One of my favorite features of the Hindley-Milner type system is the built-in exhaustiveness checking that is applied to pattern matches. I like this feature enough that it is the focus of the only worked-out example I give in my talk about OCaml at Jane Street.

Why is exhaustivenss checking so important? You can slog through my talk if you want to hear a fuller account, but the basic point is that case analysis is one of the most common things one does in any program, and anything that can statically check important properties of your case analysis is really helpful. Moreover, exhaustiveness checking serves as a kind of refactoring tool. Whenever you expand the possibilities in a type, the compiler will point you to the places where you forgot to handle the new cases you just created. It is, from the perspective of someone who has programmed in ML for a living for some years now, an enormously useful feature.

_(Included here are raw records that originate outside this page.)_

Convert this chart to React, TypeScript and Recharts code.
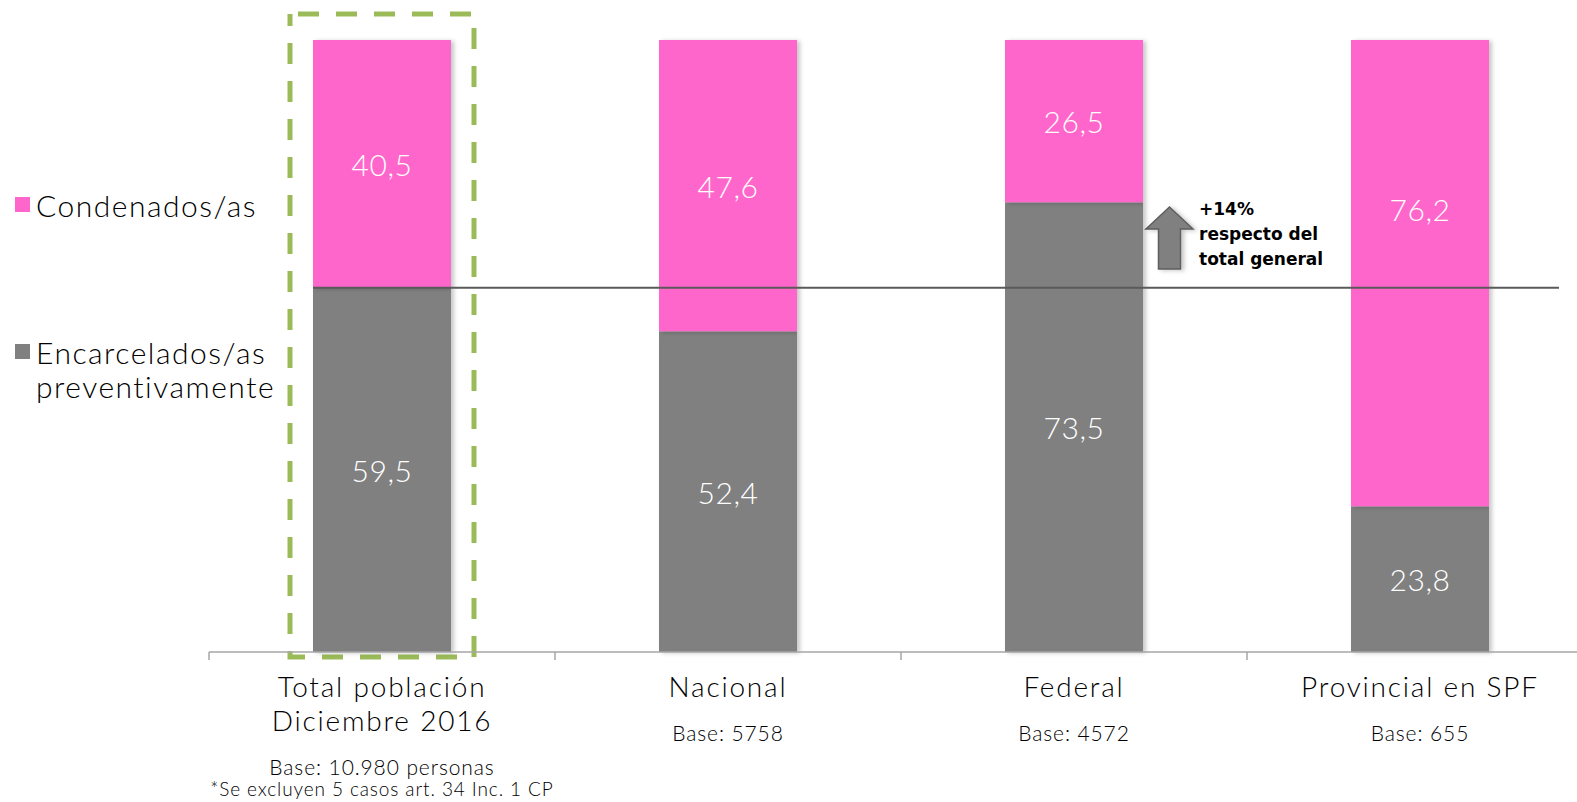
import { Bar, BarChart, LabelList, Legend, ReferenceArea, ReferenceLine, XAxis, YAxis } from "recharts";

const categories = ["Total población Diciembre 2016", "Nacional", "Federal", "Provincial en SPF"];
const categoryLines = [["Total población", "Diciembre 2016"], ["Nacional"], ["Federal"], ["Provincial en SPF"]];
const baseNotes = [
  ["Base: 10.980 personas", "*Se excluyen 5 casos art. 34 Inc. 1 CP"],
  ["Base: 5758"],
  ["Base: 4572"],
  ["Base: 655"],
];
const preventivos = [59.5, 52.4, 73.5, 23.8];
const condenados = [40.5, 47.6, 26.5, 76.2];
const totalReference = 59.5;
const annotationLines = ["+14%", "respecto del", "total general"];

const seriesNames = ["Encarcelados/as preventivamente", "Condenados/as"];
const legendOrder = ["Condenados/as", "Encarcelados/as preventivamente"];
const legendLines: Record<string, string[]> = {
  "Condenados/as": ["Condenados/as"],
  "Encarcelados/as preventivamente": ["Encarcelados/as", "preventivamente"],
};

const PINK = "#FF66CC";
const GREY = "#808080";
const FONT = "Lato, 'Open Sans', sans-serif";
const BAR_SIZE = 138;

const data = categories.map((name, i) => ({
  name,
  preventivos: preventivos[i],
  condenados: condenados[i],
}));

const fmt = (v: any) => Number(v).toFixed(1).replace(".", ",");

// the 76,2 label sits higher than the segment centre in the original
const condenadosLabelShift = [0, 0, 0, -64];

function ValueLabel(props: any) {
  const { x, y, width, height, value, index, shift } = props;
  const dy = shift ? shift[index] ?? 0 : 0;
  return (
    <text
      x={x + width / 2}
      y={y + height / 2 + dy}
      textAnchor="middle"
      dominantBaseline="central"
      fill="#fff"
      fontSize={30}
      fontWeight={300}
      fontFamily={FONT}
      letterSpacing={0.5}
    >
      {fmt(value)}
    </text>
  );
}

function CategoryTick(props: any) {
  const { x, y, payload } = props;
  const i = categories.indexOf(payload.value);
  const half = payload.offset ?? 173;
  const titles = categoryLines[i] ?? [];
  const notes = baseNotes[i] ?? [];
  const noteStart = y + 45 + (titles.length - 1) * 34 + 44;
  return (
    <g>
      <line x1={x - half} x2={x - half} y1={y} y2={y + 8} stroke="#A6A6A6" strokeWidth={1.5} />
      {titles.map((t, k) => (
        <text key={t} x={x} y={y + 45 + k * 34} textAnchor="middle" fontFamily={FONT} fontWeight={300} fontSize={28} letterSpacing={1.8} fill="#000">
          {t}
        </text>
      ))}
      {notes.map((t, k) => (
        <text key={t} x={x} y={noteStart + k * 21} textAnchor="middle" fontFamily={FONT} fontWeight={300} fontSize={k === 0 ? 21 : 19} letterSpacing={0.9} fill="#000">
          {t}
        </text>
      ))}
    </g>
  );
}

function SideLegend(props: any) {
  const items = [...(props.payload ?? [])].sort(
    (a: any, b: any) => legendOrder.indexOf(a.value) - legendOrder.indexOf(b.value)
  );
  const tops = [188, 335];
  return (
    <div style={{ position: "relative", width: 209, height: 420, fontFamily: FONT }}>
      {items.map((item: any, k: number) => (
        <div key={item.value} style={{ position: "absolute", left: 15, top: tops[k] }}>
          <div style={{ position: "absolute", left: 0, top: 9, width: 15, height: 15, background: item.color }} />
          <div
            style={{
              position: "absolute",
              left: 21,
              top: 0,
              fontSize: 30,
              fontWeight: 300,
              lineHeight: "34px",
              letterSpacing: 1.5,
              whiteSpace: "nowrap",
              color: "#000",
            }}
          >
            {(legendLines[item.value] ?? [item.value]).map((l) => (
              <div key={l}>{l}</div>
            ))}
          </div>
        </div>
      ))}
    </div>
  );
}

// dashed frame around the first bar, drawn inside that category's band
function HighlightFrame(props: any) {
  const { x, y, width, height } = props;
  const cx = x + width / 2;
  const w = BAR_SIZE + 46;
  return (
    <rect
      x={cx - w / 2}
      y={y - 26}
      width={w}
      height={height + 31}
      fill="none"
      stroke="#9BBB59"
      strokeWidth={5}
      strokeDasharray="21 17"
      strokeDashoffset={-8}
    />
  );
}

// block arrow just right of the Federal bar, from the total line up to the Federal level
function UpArrow(props: any) {
  const { x, width, y, height } = props;
  const left = x + width / 2 + BAR_SIZE / 2 + 3;
  const aw = 47;
  const cx = left + aw / 2;
  const shaft = 22;
  const head = 22;
  const pts = [
    [cx, y],
    [left + aw, y + head],
    [cx + shaft / 2, y + head],
    [cx + shaft / 2, y + height],
    [cx - shaft / 2, y + height],
    [cx - shaft / 2, y + head],
    [left, y + head],
  ]
    .map((p) => p.join(","))
    .join(" ");
  return (
    <g>
      <polygon points={pts} fill={GREY} stroke="#5E5E5E" strokeWidth={1.5} filter="url(#barShadow)" />
      {annotationLines.map((t, k) => (
        <text key={t} x={left + aw + 6} y={y + 8 + k * 25} fontFamily="'DejaVu Sans', sans-serif" fontWeight={700} fontSize={17} fill="#000">
          {t}
        </text>
      ))}
    </g>
  );
}

function TotalLine(props: any) {
  const { x1, x2, y1, y2 } = props;
  const band = (x2 - x1) / categories.length;
  return (
    <line
      x1={x1 + (band - BAR_SIZE) / 2}
      x2={x2 - 34}
      y1={y1}
      y2={y2}
      stroke="#5A5A5A"
      strokeWidth={2}
    />
  );
}

export default function App() {
  return (
    <div style={{ position: "absolute", left: 0, top: 0, width: 1577, height: 802, overflow: "hidden", background: "#fff" }}>
      <svg width={0} height={0} style={{ position: "absolute" }}>
        <defs>
          <filter id="barShadow" x="-10%" y="-10%" width="130%" height="130%">
            <feDropShadow dx={3} dy={1} stdDeviation={2} floodColor="#000" floodOpacity={0.22} />
          </filter>
        </defs>
      </svg>
      <BarChart width={1600} height={802} data={data} margin={{ top: 40, right: 7, bottom: 120, left: 209 }} barSize={BAR_SIZE}>
        <XAxis
          dataKey="name"
          height={30}
          interval={0}
          tickLine={false}
          tickSize={0}
          tickMargin={0}
          axisLine={{ stroke: "#A6A6A6", strokeWidth: 1.5 }}
          tick={<CategoryTick />}
        />
        <YAxis domain={[0, 100]} hide />
        <Legend layout="vertical" align="center" verticalAlign="middle" wrapperStyle={{ left: 0, top: 0 }} content={<SideLegend />} />
        <Bar dataKey="preventivos" name={seriesNames[0]} stackId="a" fill={GREY} isAnimationActive={false} filter="url(#barShadow)">
          <LabelList dataKey="preventivos" content={<ValueLabel />} />
        </Bar>
        <Bar dataKey="condenados" name={seriesNames[1]} stackId="a" fill={PINK} isAnimationActive={false} filter="url(#barShadow)">
          <LabelList dataKey="condenados" content={<ValueLabel shift={condenadosLabelShift} />} />
        </Bar>
        <ReferenceLine y={totalReference} ifOverflow="visible" shape={(p: any) => <TotalLine {...p} />} />
        <ReferenceArea x1={categories[0]} x2={categories[0]} y1={0} y2={100} ifOverflow="visible" shape={(p: any) => <HighlightFrame {...p} />} />
        <ReferenceArea x1={categories[2]} x2={categories[2]} y1={62.6} y2={72.7} ifOverflow="visible" shape={(p: any) => <UpArrow {...p} />} />
      </BarChart>
    </div>
  );
}
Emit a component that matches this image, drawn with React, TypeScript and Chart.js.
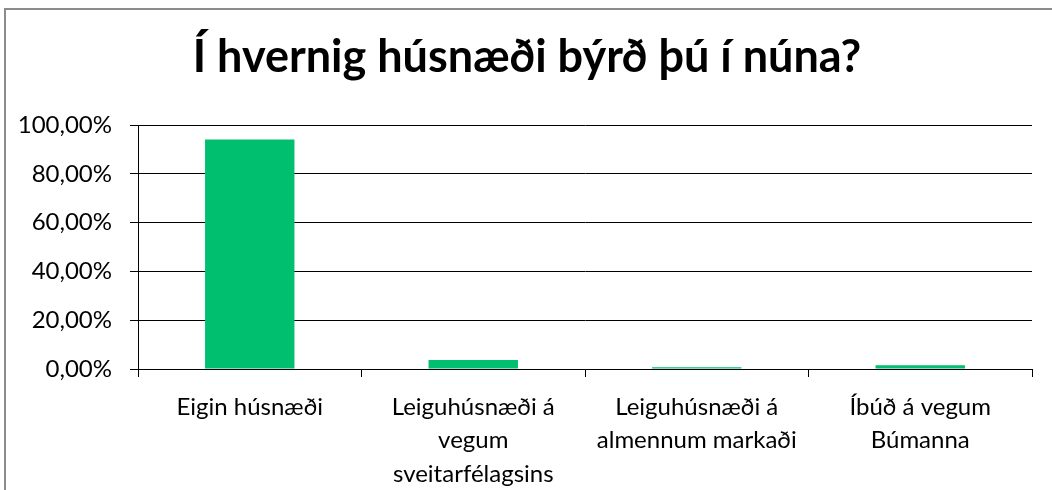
import React, { useEffect, useRef } from "react";
import { Chart, registerables } from "chart.js";

Chart.register(...registerables);

const TITLE = "Í hvernig húsnæði býrð þú í núna?";
const CATEGORIES: string[][] = [
  ["Eigin húsnæði"],
  ["Leiguhúsnæði á", "vegum", "sveitarfélagsins"],
  ["Leiguhúsnæði á", "almennum markaði"],
  ["Íbúð á vegum", "Búmanna"],
];
const VALUES: number[] = [94.1, 3.7, 0.7, 1.5];
const Y_MIN = 0;
const Y_MAX = 100;
const Y_STEP = 20;

const FONT = "Lato, 'Open Sans', sans-serif";

export default function App() {
  const ref = useRef<HTMLCanvasElement | null>(null);

  useEffect(() => {
    if (!ref.current) return;
    const frame = {
      id: "frame",
      beforeDraw(chart: any) {
        const ctx = chart.ctx;
        ctx.save();
        ctx.fillStyle = "#ffffff";
        ctx.fillRect(0, 0, chart.width, chart.height);
        ctx.strokeStyle = "#8c8c8c";
        ctx.lineWidth = 2;
        ctx.strokeRect(5, 9, 1200, 700);
        ctx.restore();
      },
      afterDraw(chart: any) {
        const ctx = chart.ctx;
        ctx.save();
        ctx.fillStyle = "#000000";
        ctx.font = `bold 45px ${FONT}`;
        ctx.textAlign = "center";
        ctx.textBaseline = "alphabetic";
        ctx.fillText(TITLE, 527, 72);
        ctx.restore();
      },
    };

    const chart = new Chart(ref.current, {
      type: "bar",
      data: {
        labels: CATEGORIES,
        datasets: [
          {
            data: VALUES,
            backgroundColor: "#00BF6F",
            borderWidth: 0,
            barPercentage: 0.4,
            categoryPercentage: 1,
          },
        ],
      },
      options: {
        animation: false,
        responsive: false,
        maintainAspectRatio: false,
        devicePixelRatio: 1,
        layout: { padding: { left: 0, top: 125, right: 20, bottom: 0 } },
        plugins: {
          legend: { display: false },
          title: { display: false },
          tooltip: { enabled: false },
        },
        scales: {
          x: {
            afterFit(scale: any) {
              scale.height = 121;
            },
            grid: {
              offset: true,
              drawOnChartArea: false,
              drawTicks: true,
              tickLength: 8,
              color: "#000000",
              lineWidth: 1,
            },
            border: { display: true, color: "#000000", width: 1 },
            ticks: {
              color: "#000000",
              font: { family: FONT, size: 24, lineHeight: 1.38 },
              maxRotation: 0,
              autoSkip: false,
              padding: 14,
            },
          },
          y: {
            min: Y_MIN,
            max: Y_MAX,
            afterFit(scale: any) {
              scale.width = 138;
            },
            grid: {
              color: "#000000",
              lineWidth: 1,
              tickLength: 8,
              drawTicks: true,
            },
            border: { display: true, color: "#000000", width: 1 },
            ticks: {
              stepSize: Y_STEP,
              color: "#000000",
              font: { family: FONT, size: 24 },
              padding: 18,
              callback: (v: any) => Number(v).toFixed(2).replace(".", ",") + "%",
            },
          },
        },
      },
      plugins: [frame],
    } as any);

    return () => chart.destroy();
  }, []);

  return (
    <div style={{ position: "fixed", left: 0, top: 0, width: 1052, height: 490, background: "#fff" }}>
      <canvas ref={ref} width={1052} height={490} style={{ width: 1052, height: 490, display: "block" }} />
    </div>
  );
}
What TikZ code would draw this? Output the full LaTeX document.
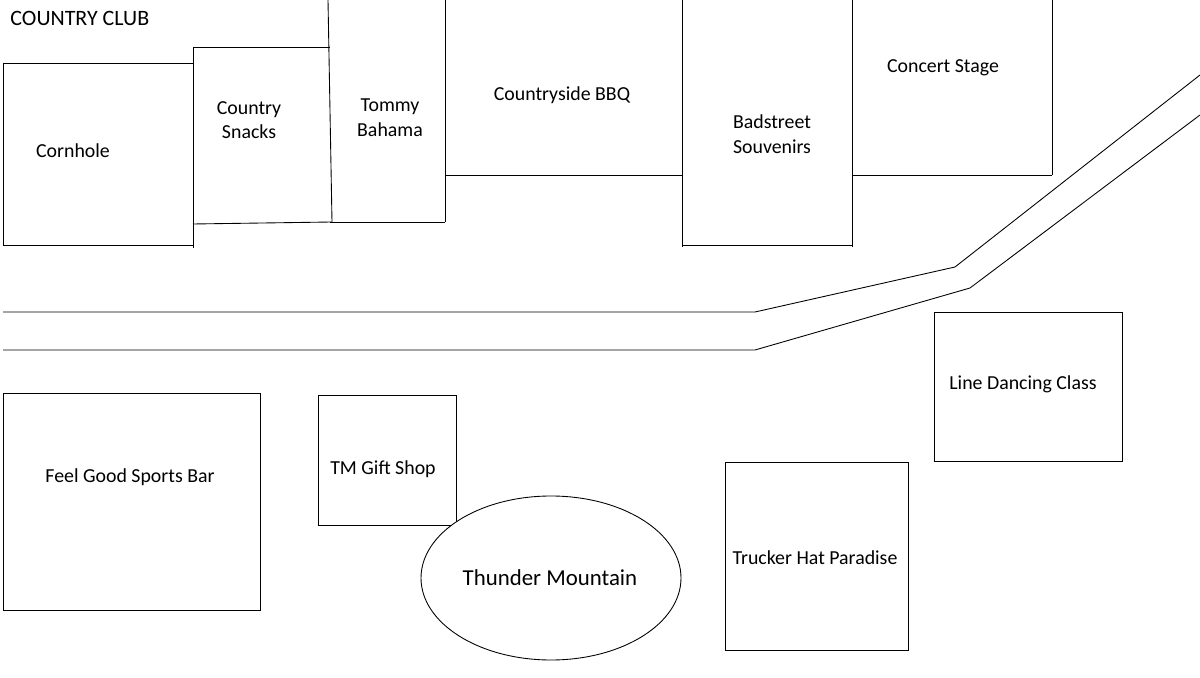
\documentclass[tikz,border=0pt]{standalone}
\usepackage{fontspec}
\setmainfont{Carlito}
\begin{document}
\begin{tikzpicture}[x=0.02cm,y=-0.02cm,line width=0.5pt,
  lbl/.style={font=\fontsize{11.3}{14}\selectfont,align=center,inner sep=0pt}]
\useasboundingbox (0,0) rectangle (1200,678);
\fill[white] (0,0) rectangle (1200,678);
% top booths
\draw (3,63) -- (193,63);
\draw (3,63) -- (3,245) -- (193,245);
\draw (193,47) -- (193,248);
\draw (193,47) -- (330,47);
\draw (193,224) -- (332,222);
\draw (328,0) -- (332,222);
\draw (330,222) -- (445,222);
\draw (445,0) -- (445,222);
\draw (445,175) -- (682,175);
\draw (682,0) -- (682,247);
\draw (682,245) -- (852,245);
\draw (852,0) -- (852,247);
\draw (852,175) -- (1052,175);
\draw (1052,0) -- (1052,175);
% road
\draw (3,312) -- (755,312) -- (955,267) -- (1200,75);
\draw (3,350) -- (755,350) -- (970,288) -- (1200,115);
% lower shapes
\draw (3,393) rectangle (260,610);
\draw (318,395) rectangle (456,525);
\draw (725,462) rectangle (908,650);
\draw (934,312) rectangle (1122,461);
\draw[fill=white] (551,578) ellipse [x radius=130, y radius=82];
% labels
\node[lbl,anchor=west] (cc) at (10,18) {\fontsize{12.5}{15}\selectfont COUNTRY CLUB};
\node[lbl] (corn) at (73,151) {Cornhole};
\node[lbl] (snk) at (249,120) {Country\\Snacks};
\node[lbl] (tb) at (390,118) {Tommy\\Bahama};
\node[lbl] (bbq) at (562,95) {Countryside BBQ};
\node[lbl] (bad) at (772,134) {Badstreet\\Souvenirs};
\node[lbl] (cs) at (943,68) {Concert Stage};
\node[lbl] (fg) at (130,477) {Feel Good Sports Bar};
\node[lbl] (tm) at (383,469) {TM Gift Shop};
\node[lbl] (thm) at (550,578) {\fontsize{13}{15}\selectfont Thunder Mountain};
\node[lbl] (th) at (815,558) {Trucker Hat Paradise};
\node[lbl] (ld) at (1023,384) {Line Dancing Class};
\end{tikzpicture}
\end{document}
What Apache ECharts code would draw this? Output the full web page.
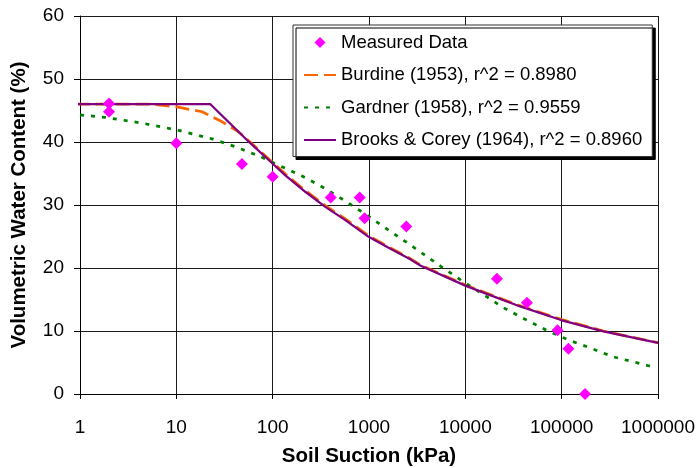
<!DOCTYPE html>
<html>
	<head>
		<meta charset="UTF-8">
		<title>Soil Water Characteristic Curve</title>
		<script type="text/javascript" src="https://cdn.jsdelivr.net/npm/echarts@6/dist/echarts.min.js"></script>
		<style>
			html, body { margin: 0; padding: 0; background: #fff; }
			#swcc { width: 699px; height: 468px; }
		</style>
	</head>
	<body>
		<div id="swcc"></div>
		<script>
		// measured points (suction kPa / water content %)
		var measuredSuction = [2, 2, 10, 48, 100, 400, 800, 900, 2440, 21300, 43600, 90600, 117600, 175000];
		var measuredWater = [46.1, 44.8, 39.8, 36.5, 34.5, 31.2, 31.2, 27.9, 26.6, 18.3, 14.5, 10.1, 7.2, 0];

		// fitted curves
		var burdineSuction = [0.9, 5.6, 9.8, 18.5, 29.9, 44.4, 66, 107, 135.5, 218, 352, 568, 991, 1597, 2680, 3405, 9980, 16700, 37100, 100500, 271000, 1000000];
		var burdineWater = [46, 46, 45.6, 44.8, 43.2, 41.6, 39.25, 36.35, 34.9, 32.3, 29.9, 27.8, 25.1, 23.35, 21.5, 20.5, 17.3, 16.0, 14.0, 11.8, 10.0, 8.15];

		var gardnerSuction = [1, 1.84, 4.4, 10.2, 23.5, 41, 71.6, 120, 202, 338, 545, 866, 1418, 2286, 3680, 5940, 9560, 15400, 24900, 41800, 69000, 117600, 156000, 344000, 815000, 900000];
		var gardnerWater = [44.3, 43.9, 43.0, 41.9, 40.5, 39.25, 37.8, 36.2, 34.6, 32.75, 30.8, 28.8, 26.55, 24.4, 22.2, 19.95, 17.8, 15.8, 13.7, 11.85, 10.15, 8.57, 7.9, 5.9, 4.45, 4.3];

		var brooksSuction = [0.9, 22.6, 56.4, 94.6, 135.5, 218, 352, 568, 991, 1597, 2680, 3405, 9980, 16700, 37100, 100500, 271000, 1000000];
		var brooksWater = [46, 46, 40.05, 36.9, 34.7, 32.1, 29.7, 27.6, 24.95, 23.2, 21.4, 20.4, 17.2, 15.9, 13.9, 11.7, 9.95, 8.1];

		var seriesNames = ['Measured Data', 'Burdine (1953), r^2 = 0.8980', 'Gardner (1958), r^2 = 0.9559', 'Brooks & Corey (1964), r^2 = 0.8960'];

		function pairs(xs, ys) {
			var out = [];
			for (var i = 0; i < xs.length; i++) {
				out.push([xs[i], ys[i]]);
			}
			return out;
		}

		var fontName = '"Liberation Sans", Arial, sans-serif';
		// hide the little circle echarts puts in the middle of line icons
		var noDot = { color: 'rgba(0,0,0,0)', borderWidth: 0, opacity: 0 };

		var chart = echarts.init(document.getElementById('swcc'));

		var option = {
			animation: false,
			backgroundColor: '#fff',
			textStyle: { fontFamily: fontName },
			grid: { left: 80, right: 41, top: 16, bottom: 74, containLabel: false, outerBoundsMode: 'none' },
			legend: {
				data: [
					{ name: seriesNames[0], icon: 'path://M5,0L10,5L5,10L0,5Z' },
					{ name: seriesNames[1], itemStyle: noDot },
					{ name: seriesNames[2], itemStyle: noDot },
					{ name: seriesNames[3], itemStyle: noDot }
				],
				orient: 'vertical',
				left: 293,
				top: 25,
				padding: [8, 10, 7, 10],
				itemGap: 13.5,
				itemWidth: 32,
				itemHeight: 11,
				symbolKeepAspect: true,
				backgroundColor: '#fff',
				borderColor: '#333',
				borderWidth: 1,
				shadowColor: '#000',
				shadowBlur: 0,
				shadowOffsetX: 3,
				shadowOffsetY: 3,
				textStyle: { fontSize: 18.5, color: '#000', fontFamily: fontName }
			},
			xAxis: {
				type: 'log',
				logBase: 10,
				min: 1,
				max: 1000000,
				name: 'Soil Suction (kPa)',
				nameLocation: 'middle',
				nameGap: 52,
				nameTextStyle: { fontSize: 20.5, fontWeight: 'bold', color: '#000', fontFamily: fontName },
				axisLine: { lineStyle: { color: '#000', width: 1 } },
				axisTick: { show: true, length: 5, lineStyle: { color: '#000' } },
				axisLabel: {
					fontSize: 19,
					color: '#000',
					margin: 24,
					formatter: function (v) { return String(Math.round(v)); }
				},
				splitLine: { show: true, lineStyle: { color: '#1a1a1a', width: 1 } }
			},
			yAxis: {
				type: 'value',
				min: 0,
				max: 60,
				interval: 10,
				name: 'Volumetric Water Content (%)',
				nameLocation: 'middle',
				nameGap: 50,
				nameTextStyle: { fontSize: 20.5, fontWeight: 'bold', color: '#000', fontFamily: fontName },
				axisLine: { show: true, lineStyle: { color: '#000', width: 1 } },
				axisTick: { show: true, length: 6, lineStyle: { color: '#000' } },
				axisLabel: { fontSize: 19, color: '#000', margin: 16 },
				splitLine: { show: true, lineStyle: { color: '#1a1a1a', width: 1 } }
			},
			series: [
				{
					name: seriesNames[1],
					type: 'line',
					symbol: 'none',
					clip: false,
					data: pairs(burdineSuction, burdineWater),
					itemStyle: { color: '#FF6600' },
					lineStyle: { color: '#FF6600', width: 2.75, type: [14, 6] },
					z: 3
				},
				{
					name: seriesNames[2],
					type: 'line',
					symbol: 'none',
					clip: false,
					data: pairs(gardnerSuction, gardnerWater),
					itemStyle: { color: '#008000' },
					lineStyle: { color: '#008000', width: 2.75, type: [4, 7] },
					z: 3
				},
				{
					name: seriesNames[3],
					type: 'line',
					symbol: 'none',
					clip: false,
					data: pairs(brooksSuction, brooksWater),
					itemStyle: { color: '#800080' },
					lineStyle: { color: '#800080', width: 2.25 },
					z: 4
				},
				{
					name: seriesNames[0],
					type: 'scatter',
					symbol: 'diamond',
					symbolSize: 12,
					clip: false,
					data: pairs(measuredSuction, measuredWater),
					itemStyle: { color: '#FF00FF', opacity: 1 },
					z: 5
				}
			]
		};

		chart.setOption(option);
		</script>
	</body>
</html>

So I was quite taken aback when one of our interns here (who will remain nameless, in case I’ve horribly misconstrued his words) pointed out to me that Haskell by default doesn’t even warn the programmer about inexhaustive pattern-matches. In particular, if you save the following code into a file called ‘foo.hs’:

foo (Just x) = x + 1
main = print (foo Nothing)

and the compile it, the compiler won’t make a peep. But when you run it, you will of course get a runtime error:

bash-3.2$ ghc -o haskell-foo foo.hs
bash-3.2$ ./haskell-foo
haskell-foo: foo.hs:1:0-19: Non-exhaustive patterns in function foo

If you try something similar in OCaml:

let foo (Some x) = x + 1
let () = Printf.printf "%d\n" (foo None)

you’ll get an earful from the compiler when you try to build it:

bash-3.2$ ocamlc -o ocaml-foo foo.ml
File "foo.ml", line 1, characters 8-24:
Warning P: this pattern-matching is not exhaustive.
Here is an example of a value that is not matched:
None

We go even farther at Jane Street, where we use compiler flags to turn that warning into an error, so that the code can’t build when the match is incomplete. When people want an incomplete match, they need to do it explicitly by adding a catch-all case, and to throw an explicit exception, as follows:

let foo = function Some x -> x + 1 | None -> failwith "Argh!"
let () = Printf.printf "%d\n" (foo None)

It is worth noting that all is not wine and roses in the ML world. Many, maybe most, ML programmers basically ignore the compiler’s warnings about inexhaustive matches, which makes the warning the compiler does give you kind of useless. Still, the lack of even an admonition from ghc surprises me.

Presumably Haskell programmers are just as concerned with getting static guarantees as ML programmers are. So I’m wondering why the difference in the default compiler behavior. I’d be interested in hearing from any Haskell programmers who can explain what’s going on.